▶ Problem requirements: Retype the data exactly, from its first line to the line containing "9.5, 12.0, 15.0, 18.2, 22.2, 26.5, 32.0, 38.5]", including both, and skip any picture.

═════ Material

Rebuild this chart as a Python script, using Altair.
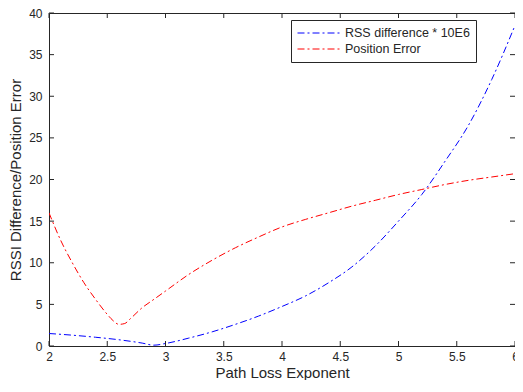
import altair as alt
import pandas as pd

# Series 1: RSS difference * 10E6
blue_x = [2.0, 2.2, 2.4, 2.6, 2.8, 2.9, 3.0, 3.2, 3.4, 3.6, 3.8, 4.0, 4.2, 4.4,
          4.6, 4.8, 5.0, 5.2, 5.4, 5.6, 5.8, 6.0]
blue_y = [1.5, 1.3, 1.05, 0.75, 0.35, 0.1, 0.3, 0.95, 1.7, 2.6, 3.6, 4.75, 6.0, 7.6,
          9.5, 12.0, 15.0, 18.2, 22.2, 26.5, 32.0, 38.5]

# Series 2: Position Error
red_x = [2.0, 2.1, 2.2, 2.3, 2.4, 2.5, 2.55, 2.6, 2.65, 2.7, 2.8, 2.9, 3.0, 3.2,
         3.4, 3.6, 3.8, 4.0, 4.2, 4.4, 4.6, 4.8, 5.0, 5.2, 5.4, 5.6, 5.8, 6.0]
red_y = [16.0, 12.7, 10.0, 7.6, 5.6, 3.8, 3.05, 2.6, 2.7, 3.3, 4.6, 5.6, 6.6, 8.6,
         10.3, 11.8, 13.1, 14.3, 15.2, 16.0, 16.8, 17.5, 18.2, 18.8, 19.4, 19.9, 20.3, 20.7]

series_names = ["RSS difference * 10E6", "Position Error"]
series_colors = ["#0000FF", "#FF0000"]

x_ticks = [2, 2.5, 3, 3.5, 4, 4.5, 5, 5.5, 6]
y_ticks = [0, 5, 10, 15, 20, 25, 30, 35, 40]

df = pd.concat([
    pd.DataFrame({"x": blue_x, "y": blue_y, "series": series_names[0]}),
    pd.DataFrame({"x": red_x, "y": red_y, "series": series_names[1]}),
])
xt = pd.DataFrame({"x": x_ticks})
yt = pd.DataFrame({"y": y_ticks})

W, H = 466, 333
FONT = "Liberation Sans"
TXT = "#262626"

xscale = alt.Scale(domain=[2, 6], nice=False, zero=False)
yscale = alt.Scale(domain=[0, 40], nice=False, zero=True)

xaxis = alt.Axis(
    values=x_ticks, format="~g", title="Path Loss Exponent", grid=False, ticks=False,
    domain=False, labelFlush=False, labelPadding=5, labelFontSize=12,
    labelFont=FONT, labelColor=TXT, titleFont=FONT, titleFontSize=15,
    titleFontWeight="normal", titleColor=TXT, titleBaseline="alphabetic",
    titleY=31)
yaxis = alt.Axis(
    values=y_ticks, format="~g", title="RSSI Difference/Position Error", grid=False,
    ticks=False, domain=False, labelFlush=False, labelPadding=7,
    labelFontSize=12, labelFont=FONT, labelColor=TXT, titleFont=FONT,
    titleFontSize=15, titleFontWeight="normal", titleColor=TXT,
    titleBaseline="alphabetic", titleX=-29)

lines = alt.Chart(df).mark_line(
    strokeWidth=1, strokeDash=[7, 3, 2, 3], interpolate="monotone", clip=True
).encode(
    x=alt.X("x:Q", scale=xscale, axis=xaxis),
    y=alt.Y("y:Q", scale=yscale, axis=yaxis),
    color=alt.Color("series:N", scale=alt.Scale(domain=series_names, range=series_colors),
                    legend=alt.Legend(
                        title=None, orient="none", legendX=242, legendY=7,
                        direction="vertical", symbolType="stroke",
                        symbolDash=[7, 3, 2, 3], symbolStrokeWidth=1,
                        symbolSize=1849, clipHeight=14, labelFont=FONT,
                        labelFontSize=12.5, labelColor=TXT, labelOffset=4,
                        rowPadding=2, padding=6, strokeColor=TXT,
                        fillColor="white", cornerRadius=0)),
)

tick_len = 5
bottom_ticks = alt.Chart(xt).mark_rule(color=TXT, strokeWidth=1).encode(
    x=alt.X("x:Q", scale=xscale, axis=xaxis), y=alt.value(H), y2=alt.value(H - tick_len))
top_ticks = alt.Chart(xt).mark_rule(color=TXT, strokeWidth=1).encode(
    x=alt.X("x:Q", scale=xscale, axis=xaxis), y=alt.value(0), y2=alt.value(tick_len))
left_ticks = alt.Chart(yt).mark_rule(color=TXT, strokeWidth=1).encode(
    y=alt.Y("y:Q", scale=yscale, axis=yaxis), x=alt.value(0), x2=alt.value(tick_len))
right_ticks = alt.Chart(yt).mark_rule(color=TXT, strokeWidth=1).encode(
    y=alt.Y("y:Q", scale=yscale, axis=yaxis), x=alt.value(W), x2=alt.value(W - tick_len))

chart = alt.layer(lines, bottom_ticks, top_ticks, left_ticks, right_ticks).properties(
    width=W, height=H,
    autosize=alt.AutoSizeParams(type="none"),
    padding={"left": 41, "top": 5, "right": 0, "bottom": 34},
    background="white",
).configure_view(stroke=TXT, strokeWidth=1)

chart.save("out.html", embed_options={"renderer": "svg", "actions": False})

══════════

▶ Task response:
Rebuild this chart as a Python script, using Altair.
import altair as alt
import pandas as pd

# Series 1: RSS difference * 10E6
blue_x = [2.0, 2.2, 2.4, 2.6, 2.8, 2.9, 3.0, 3.2, 3.4, 3.6, 3.8, 4.0, 4.2, 4.4,
          4.6, 4.8, 5.0, 5.2, 5.4, 5.6, 5.8, 6.0]
blue_y = [1.5, 1.3, 1.05, 0.75, 0.35, 0.1, 0.3, 0.95, 1.7, 2.6, 3.6, 4.75, 6.0, 7.6,
          9.5, 12.0, 15.0, 18.2, 22.2, 26.5, 32.0, 38.5]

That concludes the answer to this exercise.